"""

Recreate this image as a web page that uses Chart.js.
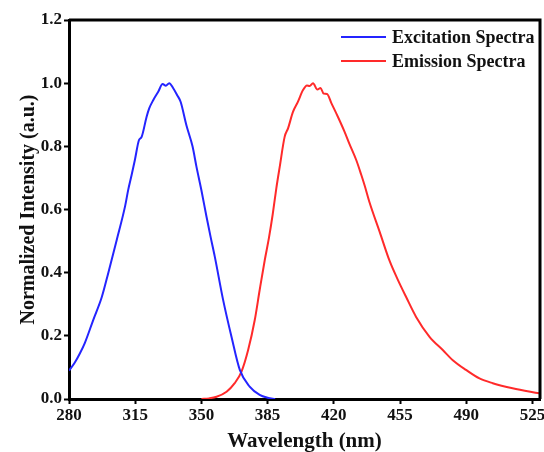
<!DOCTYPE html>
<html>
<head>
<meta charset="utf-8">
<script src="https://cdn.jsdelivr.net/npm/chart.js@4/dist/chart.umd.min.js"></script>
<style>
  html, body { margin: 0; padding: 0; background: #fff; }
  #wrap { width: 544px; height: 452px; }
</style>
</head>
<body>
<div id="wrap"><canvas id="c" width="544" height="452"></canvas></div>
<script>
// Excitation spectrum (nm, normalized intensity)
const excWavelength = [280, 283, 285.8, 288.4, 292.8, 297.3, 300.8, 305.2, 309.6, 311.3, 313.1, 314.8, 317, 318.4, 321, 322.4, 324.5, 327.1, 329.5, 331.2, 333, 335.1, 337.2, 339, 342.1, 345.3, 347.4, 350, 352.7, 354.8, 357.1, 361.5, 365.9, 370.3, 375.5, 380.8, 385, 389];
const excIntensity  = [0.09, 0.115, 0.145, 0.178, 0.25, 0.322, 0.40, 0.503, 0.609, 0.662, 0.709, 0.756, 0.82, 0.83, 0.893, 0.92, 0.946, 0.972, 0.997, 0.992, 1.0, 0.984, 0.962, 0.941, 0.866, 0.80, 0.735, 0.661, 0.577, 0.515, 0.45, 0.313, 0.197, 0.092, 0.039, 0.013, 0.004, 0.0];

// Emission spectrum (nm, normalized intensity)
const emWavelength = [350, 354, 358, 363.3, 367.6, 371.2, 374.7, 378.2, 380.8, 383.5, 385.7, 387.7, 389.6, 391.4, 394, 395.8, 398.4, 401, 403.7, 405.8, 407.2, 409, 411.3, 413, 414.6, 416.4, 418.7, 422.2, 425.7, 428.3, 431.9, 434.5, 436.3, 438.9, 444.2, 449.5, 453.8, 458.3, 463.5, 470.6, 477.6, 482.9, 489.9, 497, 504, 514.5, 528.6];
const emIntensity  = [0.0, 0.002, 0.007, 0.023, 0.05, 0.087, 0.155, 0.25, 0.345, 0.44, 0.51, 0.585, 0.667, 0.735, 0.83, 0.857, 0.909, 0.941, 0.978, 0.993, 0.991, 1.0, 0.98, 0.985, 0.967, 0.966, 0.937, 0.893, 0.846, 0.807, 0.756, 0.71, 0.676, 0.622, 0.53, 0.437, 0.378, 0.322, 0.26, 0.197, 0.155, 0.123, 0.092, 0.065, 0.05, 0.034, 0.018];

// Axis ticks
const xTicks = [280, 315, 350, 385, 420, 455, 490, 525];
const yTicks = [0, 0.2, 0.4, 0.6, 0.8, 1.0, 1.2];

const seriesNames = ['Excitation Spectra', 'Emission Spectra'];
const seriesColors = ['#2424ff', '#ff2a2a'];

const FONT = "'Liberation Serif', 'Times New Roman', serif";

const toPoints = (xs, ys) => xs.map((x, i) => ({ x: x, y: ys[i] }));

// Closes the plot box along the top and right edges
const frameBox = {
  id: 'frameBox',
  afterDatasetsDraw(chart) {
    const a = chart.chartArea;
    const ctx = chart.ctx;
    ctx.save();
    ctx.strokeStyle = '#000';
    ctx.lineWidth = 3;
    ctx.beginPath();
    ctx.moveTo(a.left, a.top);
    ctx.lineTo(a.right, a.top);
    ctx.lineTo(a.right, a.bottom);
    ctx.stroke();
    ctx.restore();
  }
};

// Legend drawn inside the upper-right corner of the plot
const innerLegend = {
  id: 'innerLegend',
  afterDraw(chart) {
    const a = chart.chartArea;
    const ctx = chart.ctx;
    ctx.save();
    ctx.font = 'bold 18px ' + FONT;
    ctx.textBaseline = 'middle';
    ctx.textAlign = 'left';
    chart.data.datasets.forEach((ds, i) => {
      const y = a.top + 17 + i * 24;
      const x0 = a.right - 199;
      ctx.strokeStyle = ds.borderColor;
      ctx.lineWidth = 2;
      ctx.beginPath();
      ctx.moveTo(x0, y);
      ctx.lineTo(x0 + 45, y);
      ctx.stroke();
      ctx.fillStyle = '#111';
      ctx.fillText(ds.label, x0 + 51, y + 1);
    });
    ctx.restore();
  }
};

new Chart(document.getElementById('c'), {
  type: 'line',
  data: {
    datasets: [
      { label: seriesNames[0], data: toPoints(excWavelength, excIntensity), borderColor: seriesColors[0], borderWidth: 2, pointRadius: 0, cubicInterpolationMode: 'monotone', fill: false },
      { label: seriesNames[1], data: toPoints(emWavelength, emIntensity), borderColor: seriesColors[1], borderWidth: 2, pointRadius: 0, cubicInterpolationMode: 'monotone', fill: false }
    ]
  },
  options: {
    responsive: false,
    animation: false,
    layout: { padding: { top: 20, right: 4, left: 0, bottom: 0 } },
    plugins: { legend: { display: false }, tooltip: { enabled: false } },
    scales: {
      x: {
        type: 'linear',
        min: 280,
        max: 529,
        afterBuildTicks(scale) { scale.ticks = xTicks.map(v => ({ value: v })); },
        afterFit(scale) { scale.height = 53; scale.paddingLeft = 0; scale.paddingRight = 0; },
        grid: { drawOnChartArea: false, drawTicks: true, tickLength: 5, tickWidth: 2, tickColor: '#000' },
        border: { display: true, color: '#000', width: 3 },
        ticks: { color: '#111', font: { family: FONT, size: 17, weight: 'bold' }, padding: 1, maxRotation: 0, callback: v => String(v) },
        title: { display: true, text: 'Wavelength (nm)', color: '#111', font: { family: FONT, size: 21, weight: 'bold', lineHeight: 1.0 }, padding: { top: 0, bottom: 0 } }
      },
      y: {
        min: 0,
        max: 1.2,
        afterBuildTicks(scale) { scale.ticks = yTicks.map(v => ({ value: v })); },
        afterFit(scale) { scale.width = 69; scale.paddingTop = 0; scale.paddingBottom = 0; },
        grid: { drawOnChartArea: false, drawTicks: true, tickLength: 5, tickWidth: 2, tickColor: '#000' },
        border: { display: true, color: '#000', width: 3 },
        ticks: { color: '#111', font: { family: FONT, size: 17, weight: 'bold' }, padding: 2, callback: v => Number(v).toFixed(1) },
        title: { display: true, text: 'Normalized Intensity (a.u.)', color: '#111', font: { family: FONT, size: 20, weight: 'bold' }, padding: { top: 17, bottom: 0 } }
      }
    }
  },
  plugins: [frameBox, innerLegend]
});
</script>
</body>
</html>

"""

— Given instruction —
All of the material above should be reproduced exactly, except the pictures.

— Task output —
Recreate this image as a web page that uses Chart.js.
<!DOCTYPE html>
<html>
<head>
<meta charset="utf-8">
<script src="https://cdn.jsdelivr.net/npm/chart.js@4/dist/chart.umd.min.js"></script>
<style>
  html, body { margin: 0; padding: 0; background: #fff; }
  #wrap { width: 544px; height: 452px; }
</style>
</head>
<body>
<div id="wrap"><canvas id="c" width="544" height="452"></canvas></div>
<script>
// Excitation spectrum (nm, normalized intensity)
const excWavelength = [280, 283, 285.8, 288.4, 292.8, 297.3, 300.8, 305.2, 309.6, 311.3, 313.1, 314.8, 317, 318.4, 321, 322.4, 324.5, 327.1, 329.5, 331.2, 333, 335.1, 337.2, 339, 342.1, 345.3, 347.4, 350, 352.7, 354.8, 357.1, 361.5, 365.9, 370.3, 375.5, 380.8, 385, 389];
const excIntensity  = [0.09, 0.115, 0.145, 0.178, 0.25, 0.322, 0.40, 0.503, 0.609, 0.662, 0.709, 0.756, 0.82, 0.83, 0.893, 0.92, 0.946, 0.972, 0.997, 0.992, 1.0, 0.984, 0.962, 0.941, 0.866, 0.80, 0.735, 0.661, 0.577, 0.515, 0.45, 0.313, 0.197, 0.092, 0.039, 0.013, 0.004, 0.0];

// Emission spectrum (nm, normalized intensity)
const emWavelength = [350, 354, 358, 363.3, 367.6, 371.2, 374.7, 378.2, 380.8, 383.5, 385.7, 387.7, 389.6, 391.4, 394, 395.8, 398.4, 401, 403.7, 405.8, 407.2, 409, 411.3, 413, 414.6, 416.4, 418.7, 422.2, 425.7, 428.3, 431.9, 434.5, 436.3, 438.9, 444.2, 449.5, 453.8, 458.3, 463.5, 470.6, 477.6, 482.9, 489.9, 497, 504, 514.5, 528.6];
const emIntensity  = [0.0, 0.002, 0.007, 0.023, 0.05, 0.087, 0.155, 0.25, 0.345, 0.44, 0.51, 0.585, 0.667, 0.735, 0.83, 0.857, 0.909, 0.941, 0.978, 0.993, 0.991, 1.0, 0.98, 0.985, 0.967, 0.966, 0.937, 0.893, 0.846, 0.807, 0.756, 0.71, 0.676, 0.622, 0.53, 0.437, 0.378, 0.322, 0.26, 0.197, 0.155, 0.123, 0.092, 0.065, 0.05, 0.034, 0.018];

// Axis ticks
const xTicks = [280, 315, 350, 385, 420, 455, 490, 525];
const yTicks = [0, 0.2, 0.4, 0.6, 0.8, 1.0, 1.2];

const seriesNames = ['Excitation Spectra', 'Emission Spectra'];
const seriesColors = ['#2424ff', '#ff2a2a'];

const FONT = "'Liberation Serif', 'Times New Roman', serif";

const toPoints = (xs, ys) => xs.map((x, i) => ({ x: x, y: ys[i] }));

// Closes the plot box along the top and right edges
const frameBox = {
  id: 'frameBox',
  afterDatasetsDraw(chart) {
    const a = chart.chartArea;
    const ctx = chart.ctx;
    ctx.save();
    ctx.strokeStyle = '#000';
    ctx.lineWidth = 3;
    ctx.beginPath();
    ctx.moveTo(a.left, a.top);
    ctx.lineTo(a.right, a.top);
    ctx.lineTo(a.right, a.bottom);
    ctx.stroke();
    ctx.restore();
  }
};

// Legend drawn inside the upper-right corner of the plot
const innerLegend = {
  id: 'innerLegend',
  afterDraw(chart) {
    const a = chart.chartArea;
    const ctx = chart.ctx;
    ctx.save();
    ctx.font = 'bold 18px ' + FONT;
    ctx.textBaseline = 'middle';
    ctx.textAlign = 'left';
    chart.data.datasets.forEach((ds, i) => {
      const y = a.top + 17 + i * 24;
      const x0 = a.right - 199;
      ctx.strokeStyle = ds.borderColor;
      ctx.lineWidth = 2;
      ctx.beginPath();
      ctx.moveTo(x0, y);
      ctx.lineTo(x0 + 45, y);
      ctx.stroke();
      ctx.fillStyle = '#111';
      ctx.fillText(ds.label, x0 + 51, y + 1);
    });
    ctx.restore();
  }
};

new Chart(document.getElementById('c'), {
  type: 'line',
  data: {
    datasets: [
      { label: seriesNames[0], data: toPoints(excWavelength, excIntensity), borderColor: seriesColors[0], borderWidth: 2, pointRadius: 0, cubicInterpolationMode: 'monotone', fill: false },
      { label: seriesNames[1], data: toPoints(emWavelength, emIntensity), borderColor: seriesColors[1], borderWidth: 2, pointRadius: 0, cubicInterpolationMode: 'monotone', fill: false }
    ]
  },
  options: {
    responsive: false,
    animation: false,
    layout: { padding: { top: 20, right: 4, left: 0, bottom: 0 } },
    plugins: { legend: { display: false }, tooltip: { enabled: false } },
    scales: {
      x: {
        type: 'linear',
        min: 280,
        max: 529,
        afterBuildTicks(scale) { scale.ticks = xTicks.map(v => ({ value: v })); },
        afterFit(scale) { scale.height = 53; scale.paddingLeft = 0; scale.paddingRight = 0; },
        grid: { drawOnChartArea: false, drawTicks: true, tickLength: 5, tickWidth: 2, tickColor: '#000' },
        border: { display: true, color: '#000', width: 3 },
        ticks: { color: '#111', font: { family: FONT, size: 17, weight: 'bold' }, padding: 1, maxRotation: 0, callback: v => String(v) },
        title: { display: true, text: 'Wavelength (nm)', color: '#111', font: { family: FONT, size: 21, weight: 'bold', lineHeight: 1.0 }, padding: { top: 0, bottom: 0 } }
      },
      y: {
        min: 0,
        max: 1.2,
        afterBuildTicks(scale) { scale.ticks = yTicks.map(v => ({ value: v })); },
        afterFit(scale) { scale.width = 69; scale.paddingTop = 0; scale.paddingBottom = 0; },
        grid: { drawOnChartArea: false, drawTicks: true, tickLength: 5, tickWidth: 2, tickColor: '#000' },
        border: { display: true, color: '#000', width: 3 },
        ticks: { color: '#111', font: { family: FONT, size: 17, weight: 'bold' }, padding: 2, callback: v => Number(v).toFixed(1) },
        title: { display: true, text: 'Normalized Intensity (a.u.)', color: '#111', font: { family: FONT, size: 20, weight: 'bold' }, padding: { top: 17, bottom: 0 } }
      }
    }
  },
  plugins: [frameBox, innerLegend]
});
</script>
</body>
</html>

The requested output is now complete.